Locate each line holding the string "with" and copy it.

• • • • •

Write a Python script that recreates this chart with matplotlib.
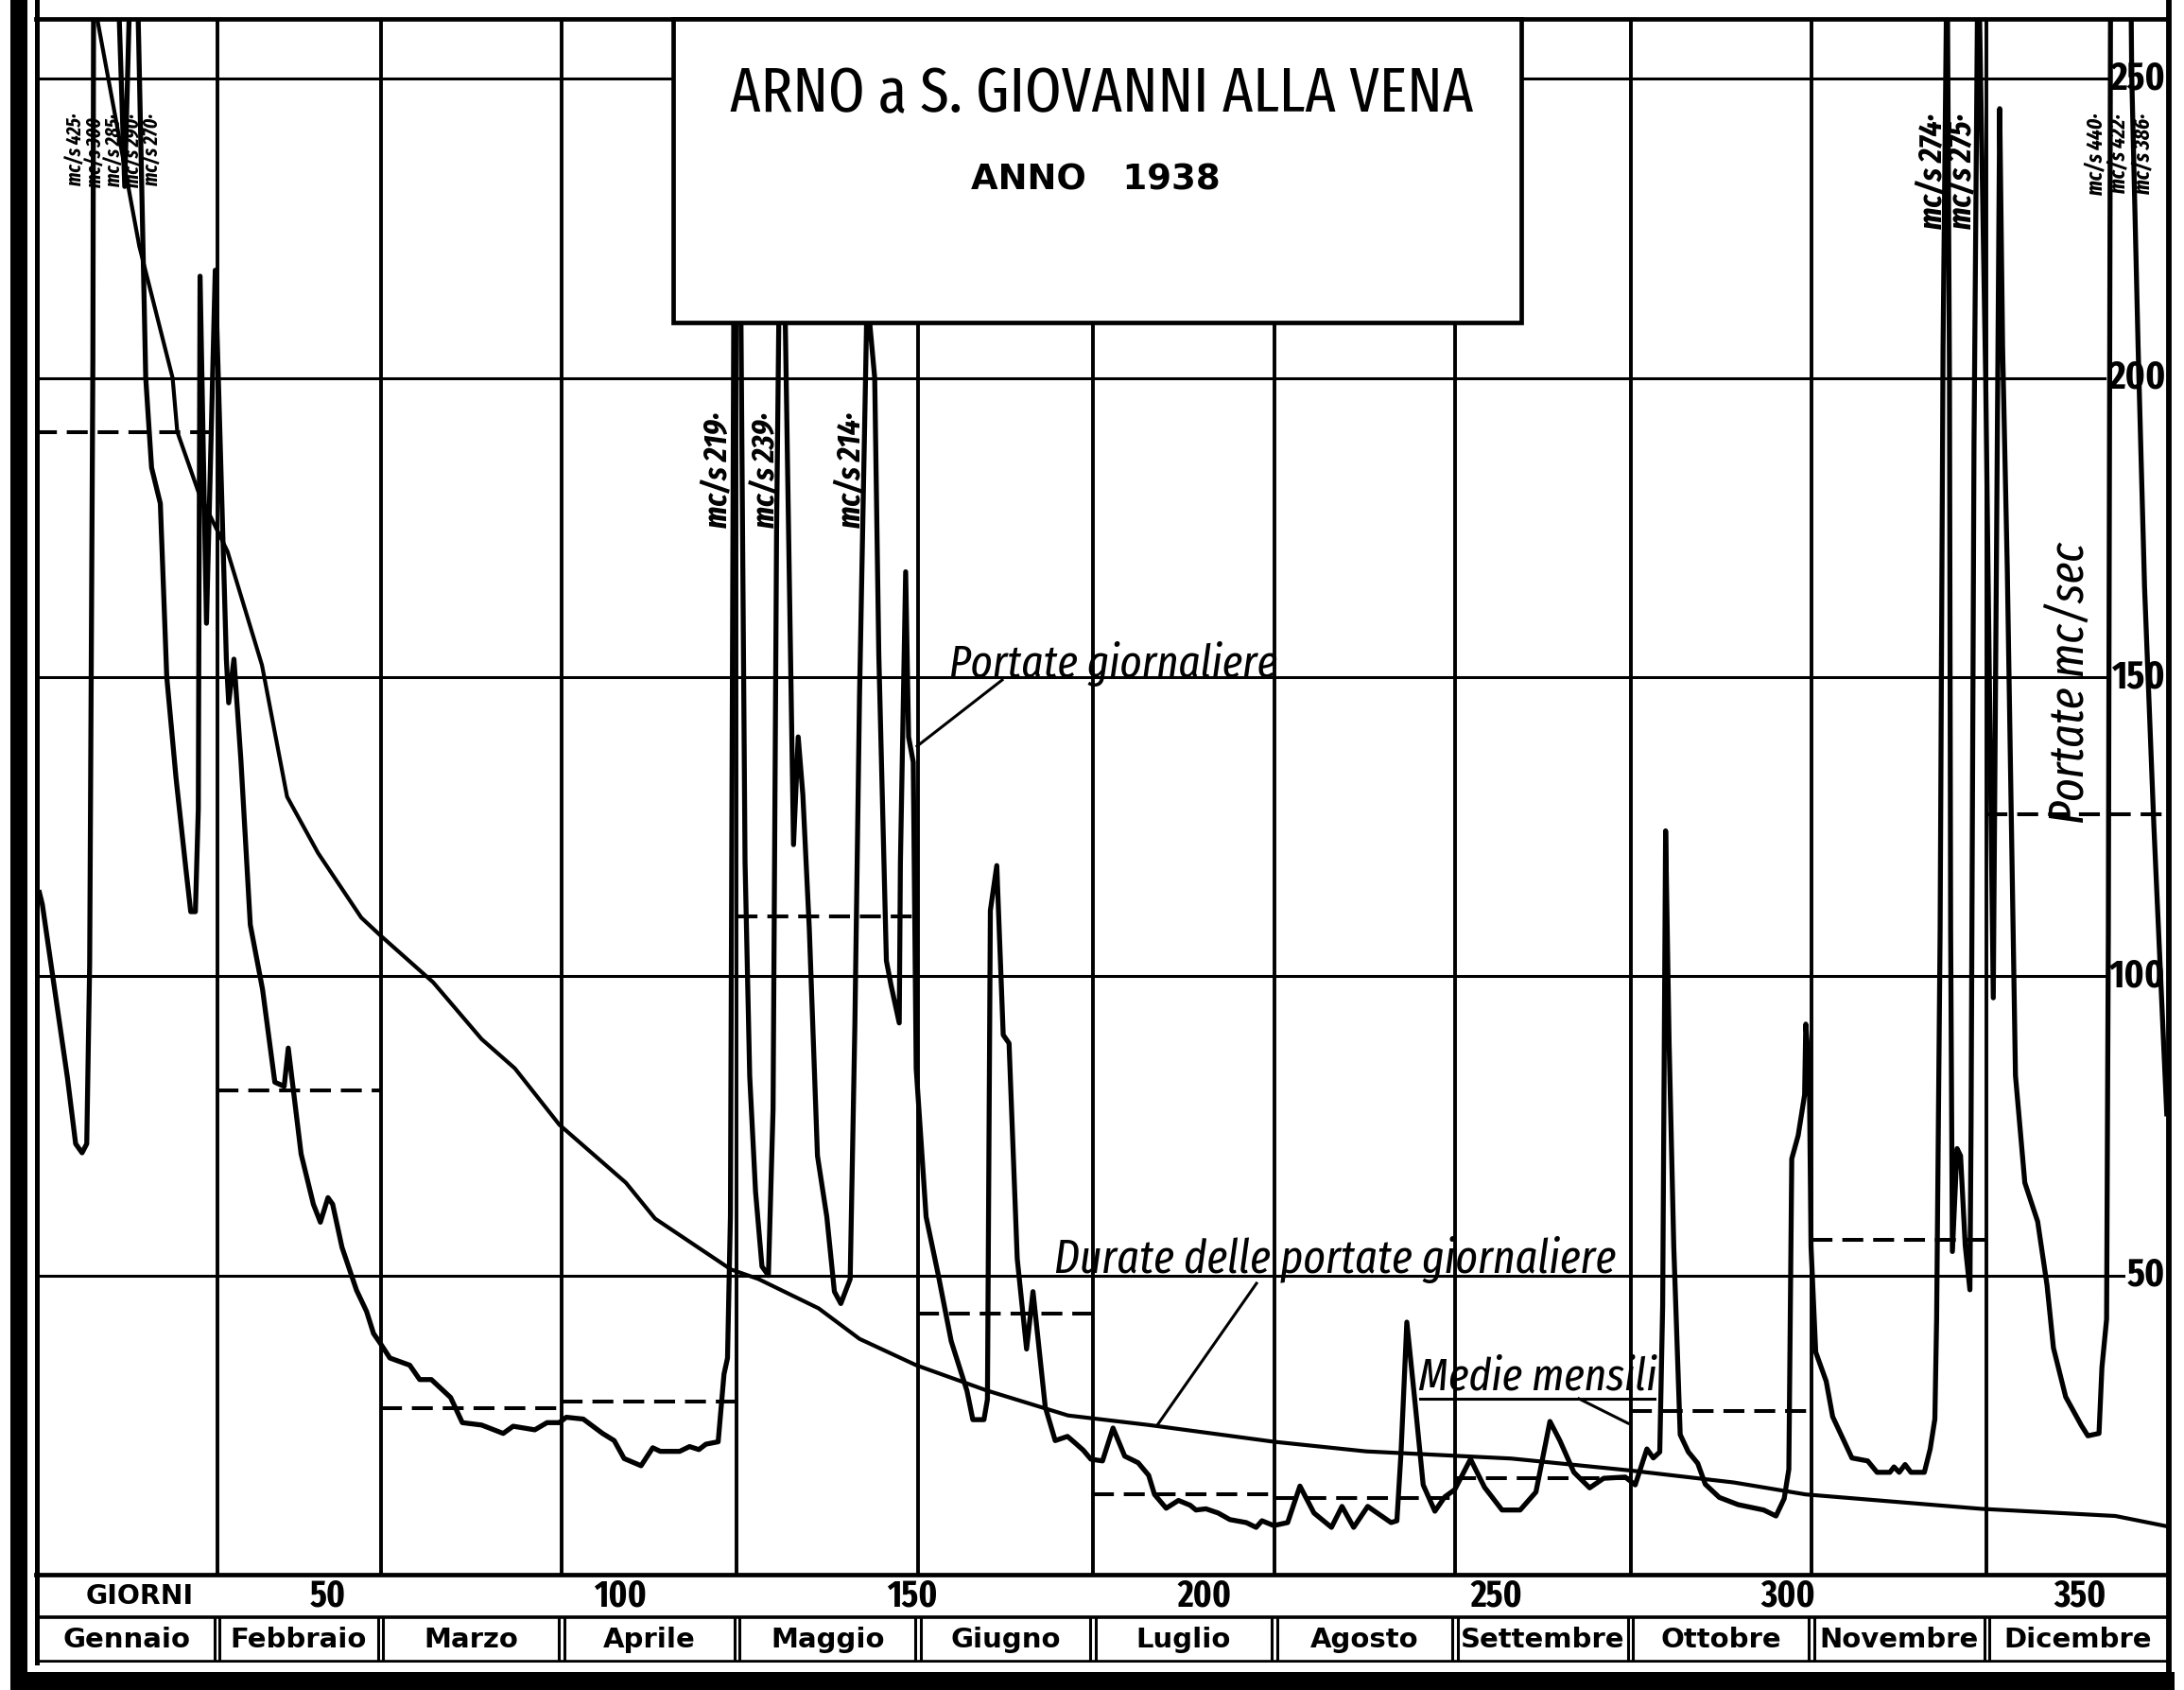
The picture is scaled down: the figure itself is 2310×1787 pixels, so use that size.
import matplotlib.pyplot as plt
from matplotlib import font_manager as fm
from matplotlib.patches import Rectangle
from matplotlib.lines import Line2D

# Arno a S. Giovanni alla Vena, 1938
months = ['Gennaio', 'Febbraio', 'Marzo', 'Aprile', 'Maggio', 'Giugno',
          'Luglio', 'Agosto', 'Settembre', 'Ottobre', 'Novembre', 'Dicembre']
month_start = [0, 31, 59, 90, 120, 151, 181, 212, 243, 273, 304, 334, 365]
monthly_mean = [191, 81, 27.8, 29, 110, 43.7, 13.4, 12.8, 16.1, 27.4, 55.9, 127]

# portate giornaliere (day of year, mc/s)
daily_day = [0.6, 1.1, 2.8, 5.4, 6.8, 7.9, 8.7, 9.2, 9.75, 10.2, 11.3, 12.3, 13.3,
             14.2, 15.2, 16.0, 16.8, 17.6, 18.8, 19.8, 21.3, 22.4, 24.0, 25.7, 26.5,
             27.3, 27.8, 28.1, 29.2, 30.7, 32.6, 33.0, 33.9, 35.1, 36.7, 38.8, 40.9,
             42.5, 43.2, 44.2, 45.4, 47.5, 48.7, 50.0, 50.8, 52.4, 54.9, 56.6, 57.8,
             59.0, 60.6, 64.0, 65.7, 67.7, 71.0, 73.0, 76.3, 80.0, 81.7, 85.4, 87.5,
             89.6, 90.8, 93.7, 97.0, 99.0, 100.7, 103.6, 105.6, 106.9, 110.2, 111.9,
             113.5, 114.7, 116.8, 117.8, 118.4, 118.9, 119.5, 120.7, 121.4, 122.2,
             123.2, 124.3, 125.4, 126.2, 126.8, 127.5, 128.2, 129.7, 130.5, 131.3,
             132.4, 133.8, 135.4, 136.7, 137.8, 139.4, 140.2, 141.0, 142.3, 143.6,
             144.3, 145.6, 146.4, 147.8, 148.0, 148.9, 149.4, 150.2, 150.7, 152.4,
             154.5, 156.7, 159.4, 160.4, 162.3, 162.9, 163.4, 164.5, 165.6, 166.6,
             168.0, 169.6, 170.7, 172.8, 174.5, 176.6, 177.8, 179.3, 180.6, 182.6,
             184.4, 186.4, 188.7, 190.5, 191.5, 193.5, 195.6, 197.6, 198.6, 200.3,
             202.4, 204.4, 207.2, 208.9, 209.9, 211.9, 214.3, 216.4, 218.8, 221.8,
             223.6, 225.6, 228.0, 232.0, 233.0, 233.7, 234.7, 236.1, 237.5, 239.5,
             241.2, 242.9, 245.6, 248.0, 251.0, 254.1, 256.8, 259.2, 260.9, 263.3,
             266.0, 268.4, 272.1, 273.8, 275.8, 276.9, 278.0, 278.5, 279.0, 279.6,
             280.4, 281.5, 282.9, 284.5, 285.8, 288.2, 291.4, 295.8, 297.9, 299.3,
             300.1, 300.6, 301.7, 302.8, 303.0, 303.6, 303.9, 304.7, 306.5, 307.6,
             310.9, 313.6, 315.2, 317.4, 318.1, 319.0, 320.0, 321.0, 323.3, 324.3,
             325.1, 325.4, 326.0, 326.5, 327.2, 327.6, 327.8, 328.1, 328.9, 329.5,
             330.3, 331.1, 331.3, 331.8, 332.5, 333.8, 335.1, 336.2, 336.7, 337.5,
             338.9, 340.5, 342.7, 344.3, 345.4, 347.5, 350.2, 351.3, 353.2, 353.7,
             354.5, 354.8, 355.6, 356.6, 357.6, 358.8, 359.9, 361.0, 362.6, 364.8]
daily_q = [114, 112, 100.5, 83, 72, 70.5, 72, 102, 203, 425, 330, 300, 283,
           262, 232, 262, 290, 256, 200, 185, 179, 150, 133, 117.7, 110.8,
           110.8, 128, 217, 159, 218, 153, 145.7, 153, 136, 108.6, 97.8, 82.3,
           81.6, 88, 79.9, 70.3, 61.9, 58.9, 63, 61.9, 54.7, 47.5, 44, 40.3,
           38.6, 36.2, 35, 32.6, 32.6, 29.6, 25.4, 25, 23.6, 24.8, 24.2, 25.4,
           25.4, 26.3, 26, 23.6, 22.4, 19.4, 18.2, 21.2, 20.6, 20.6, 21.4,
           20.9, 21.8, 22.2, 33.5, 36.2, 60, 219, 210, 119.2, 83.3,
           64, 51.5, 50, 77.8, 174.5, 239, 215, 122, 140, 130.3,
           108, 70, 59.8, 47.3, 45.3, 49.4, 91.6, 146.8, 214, 200,
           153.8, 102.6, 98.5, 92.2, 119, 167.6, 140, 135.8, 84.6, 59.8,
           50, 39, 30.7, 25.9, 25.9, 29.3, 111, 118.5, 90.2, 88.8,
           52.8, 37.7, 47.3, 28, 22.4, 23.1, 22.1, 20.8, 19.3, 19,
           24.5, 19.8, 18.7, 16.6, 13.4, 11.1, 12.4, 11.6, 10.8, 11,
           10.3, 9.2, 8.7, 7.9, 9, 8.2, 8.7, 14.8, 10.3, 7.9,
           11.4, 7.9, 11.4, 8.7, 9, 20.3, 42.2, 28.8, 15, 10.6,
           13, 14.2, 19.3, 14.6, 10.8, 10.8, 13.8, 25.6, 22.4, 17.1,
           14.5, 16.1, 16.3, 15, 21, 19.5, 20.5, 45, 124.3, 89,
           54.8, 23.4, 20.5, 18.6, 15.1, 12.9, 11.7, 10.8, 9.8, 12.7,
           17.6, 69.5, 73.4, 80.2, 92, 84.2, 54.8, 37.2, 32.3, 26.4,
           19.5, 19, 17.1, 17.1, 18, 17.1, 18.4, 17.1, 17.1, 21,
           26, 42.7, 107.7, 205, 274, 200, 107.7, 54, 71.2, 70,
           55, 47.6, 75.3, 189, 275, 200, 96.4, 245, 205, 168,
           83.4, 65.5, 59, 48.4, 37.9, 29.7, 24.9, 23.2, 23.6, 34.6,
           42.7, 107.7, 440, 422, 386, 250.7, 205, 165, 125, 77]

# durate delle portate giornaliere (days, mc/s)
dur_day = [10.5, 17.7, 23.4, 24.2, 27.8, 32.8, 38.7, 43.0, 48.3, 55.7, 59.0, 68.0,
           76.3, 82.0, 89.6, 101.0, 106.0, 119.0, 123.7, 134.0, 141.0, 150.7,
           162.7, 176.7, 190.6, 212.0, 227.7, 252.6, 273.0, 290.7, 303.0, 333.0,
           356.0, 364.7]
dur_q = [260, 222, 200, 191, 181, 171, 152, 130, 120.6, 109.8, 106.8, 99,
         89.5, 84.6, 75.2, 65.5, 59.5, 51, 49.4, 44.5, 39.4, 35,
         30.8, 26.6, 25, 22.2, 20.6, 19.4, 17.4, 15.4, 13.4, 11,
         9.8, 8.1]

# values written beside the peaks that leave the drawing area
peak_day = [6.9, 10.3, 13.5, 16.7, 19.9, 116.8, 125.0, 139.6, 324.8, 329.8, 352.6, 356.4, 360.7]
peak_text = ['mc/s 425·', 'mc/s 300·', 'mc/s 285·', 'mc/s 290·', 'mc/s 270·',
             'mc/s 219·', 'mc/s 239·', 'mc/s 214·', 'mc/s 274·', 'mc/s 275·',
             'mc/s 440·', 'mc/s 422·', 'mc/s 386·']

day_ticks = [50, 100, 150, 200, 250, 300, 350]
q_ticks = [50, 100, 150, 200, 250]

W, H = 2310, 1787


def P(x, y):
    # pixel position on the sheet -> figure fraction
    return x / W, 1 - y / H


def narrow_font(style='normal', bold=False):
    # look for a condensed / narrow face among the installed fonts
    best, best_key = None, None
    for f in fm.fontManager.ttflist:
        n = f.fname.split('/')[-1].lower()
        if 'extracondensed' in n or 'extra-condensed' in n:
            rank = 0
        elif 'narrow' in n:
            rank = 1
        elif 'semicondensed' in n:
            rank = 3
        elif 'condensed' in n or 'cond' in n:
            rank = 2
        else:
            continue
        if any(k in n for k in ['light', 'thin', 'black', 'extrabold', 'medium', 'semibold']):
            continue
        if (f.style != 'normal') != (style != 'normal'):
            continue
        w = f.weight if isinstance(f.weight, int) else fm.weight_dict.get(f.weight, 400)
        if bold != (w >= 600):
            continue
        key = (rank, abs(w - (700 if bold else 400)))
        if best_key is None or key < best_key:
            best, best_key = f, key
    if best is not None:
        return fm.FontProperties(fname=best.fname)
    return fm.FontProperties(family='DejaVu Sans', style=style,
                             weight='bold' if bold else 'normal')


F_REG = narrow_font()
F_IT = narrow_font('italic')
F_BOLD = narrow_font(bold=True)
F_BIT = narrow_font('italic', bold=True)

fig = plt.figure(figsize=(W / 100, H / 100), dpi=100)
fig.patch.set_facecolor('white')
rend = fig.canvas.get_renderer()


def fit(t, length, thick=None):
    # scale a text so that its extent along the reading direction is `length` px
    bb = t.get_window_extent(rend)
    vert = t.get_rotation() % 180 == 90
    size = t.get_fontsize() * length / (bb.height if vert else bb.width)
    if thick is not None:
        other = (bb.width if vert else bb.height) * size / t.get_fontsize()
        if other > thick:
            size *= thick / other
    t.set_fontsize(size)
    return size


# main drawing area
ax = fig.add_axes([38 / W, 1 - 1665 / H, (2293 - 38) / W, (1665 - 20) / H])
ax.set_xlim(0, 365)
ax.set_ylim(0, 260)
ax.set_xticks([])
ax.set_yticks([])
for s in ['left', 'right']:
    ax.spines[s].set_visible(False)
for s in ['top', 'bottom']:
    ax.spines[s].set_linewidth(3.4)

for v in q_ticks:
    ax.axhline(v, color='k', lw=2.2, zorder=1)
for d in month_start[1:-1]:
    ax.axvline(d, color='k', lw=2.8, zorder=1)

for i in range(12):
    ax.hlines(monthly_mean[i], month_start[i], month_start[i + 1], color='k',
              lw=2.9, linestyle=(0, (5.5, 2.6)), zorder=2)

ax.plot(dur_day, dur_q, color='k', lw=3.0, zorder=3)
ax.plot(daily_day, daily_q, color='k', lw=3.8, zorder=3, solid_joinstyle='round')

# scale values printed inside the right edge
qt = [ax.text(364.6, v, str(v), ha='right', va='center', fontproperties=F_BOLD,
              fontsize=28, zorder=2.5,
              bbox=dict(facecolor='white', edgecolor='none', pad=1)) for v in q_ticks]
s = fit(qt[-1], 58, thick=46)
for t in qt:
    t.set_fontsize(s)

# peak values, written vertically
for d, txt in zip(peak_day, peak_text):
    top = 436 if 100 < d < 200 else 120
    t = fig.text(P(38 + d * 6.18, 0)[0], P(0, top)[1], txt, rotation=90,
                 ha='center', va='top', fontproperties=F_BIT, fontsize=16, zorder=6)
    if d < 30:
        fit(t, 122, thick=20)
    elif d > 350:
        fit(t, 122, thick=22)
    else:
        fit(t, 122, thick=40)

# title box
fig.add_artist(Rectangle(P(712, 341), (1609 - 712) / W, (341 - 20) / H,
                         transform=fig.transFigure, facecolor='white',
                         edgecolor='k', lw=3.4, zorder=5))
t = fig.text(*P(1165, 101), 'ARNO a S. GIOVANNI ALLA VENA', ha='center', va='center',
             fontproperties=F_REG, fontsize=50, zorder=6)
fit(t, 786, thick=66)
t = fig.text(*P(1159, 190), 'ANNO   1938', ha='center', va='center',
             family='DejaVu Sans', weight='bold', fontsize=28, zorder=6)
fit(t, 264)

# captions with leaders
t = fig.text(*P(1004, 716), 'Portate giornaliere', ha='left', va='baseline',
             fontproperties=F_IT, fontsize=37, zorder=6)
fit(t, 347)
fig.add_artist(Line2D(*zip(P(1060, 719), P(970, 789)), transform=fig.transFigure,
                      color='k', lw=2.2))
t = fig.text(*P(1115, 1346), 'Durate delle portate giornaliere', ha='left',
             va='baseline', fontproperties=F_IT, fontsize=37, zorder=6)
fit(t, 594)
fig.add_artist(Line2D(*zip(P(1329, 1357), P(1224, 1507)), transform=fig.transFigure,
                      color='k', lw=2.2))
t = fig.text(*P(1500, 1470), 'Medie mensili', ha='left', va='baseline',
             fontproperties=F_IT, fontsize=37, zorder=6)
fit(t, 253)
fig.add_artist(Line2D(*zip(P(1502, 1479), P(1750, 1479)), transform=fig.transFigure,
                      color='k', lw=2.2))
fig.add_artist(Line2D(*zip(P(1670, 1479), P(1722, 1505)), transform=fig.transFigure,
                      color='k', lw=2.2))
t = fig.text(*P(2190, 722), 'Portate mc/sec', rotation=90, ha='center', va='center',
             fontproperties=F_IT, fontsize=39, zorder=6)
fit(t, 298)

# table under the chart
axt = fig.add_axes([38 / W, 1 - 1758 / H, (2293 - 38) / W, (1758 - 1665) / H])
axt.set_xlim(0, 365)
axt.set_ylim(93, 0)
axt.axis('off')
axt.axhline(44.5, color='k', lw=2.6)
axt.axhline(92, color='k', lw=2.6)
for d in month_start[1:-1]:
    axt.vlines([d - 0.45, d + 0.45], 44.5, 92, color='k', lw=2.2)
for i, m in enumerate(months):
    axt.text((month_start[i] + month_start[i + 1]) / 2, 69, m, ha='center',
             va='center', fontsize=21, weight='bold', family='DejaVu Sans')
t = axt.text(17.8, 23, 'GIORNI', ha='center', va='center', fontsize=17,
             weight='bold', family='DejaVu Sans')
fit(t, 114)
dt = [axt.text(d, 23, str(d), ha='center', va='center', fontproperties=F_BOLD,
               fontsize=27) for d in day_ticks]
s = fit(dt[1], 56, thick=50)
for t in dt:
    t.set_fontsize(s)

# frame of the sheet
fig.add_artist(Rectangle(P(11, 1787), 18 / W, 1, transform=fig.transFigure,
                         facecolor='k', edgecolor='none', zorder=7))
fig.add_artist(Rectangle(P(11, 1787), (2300 - 11) / W, 19 / H,
                         transform=fig.transFigure, facecolor='k',
                         edgecolor='none', zorder=7))
fig.add_artist(Line2D(*zip(P(38.5, 0), P(38.5, 1758)), transform=fig.transFigure,
                      color='k', lw=3.6, zorder=7))
fig.add_artist(Line2D(*zip(P(2294, 0), P(2294, 1770)), transform=fig.transFigure,
                      color='k', lw=4.2, zorder=7))

fig.savefig('out.png', dpi=100)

• • • • •

## Result for this task
Write a Python script that recreates this chart with matplotlib.
# captions with leaders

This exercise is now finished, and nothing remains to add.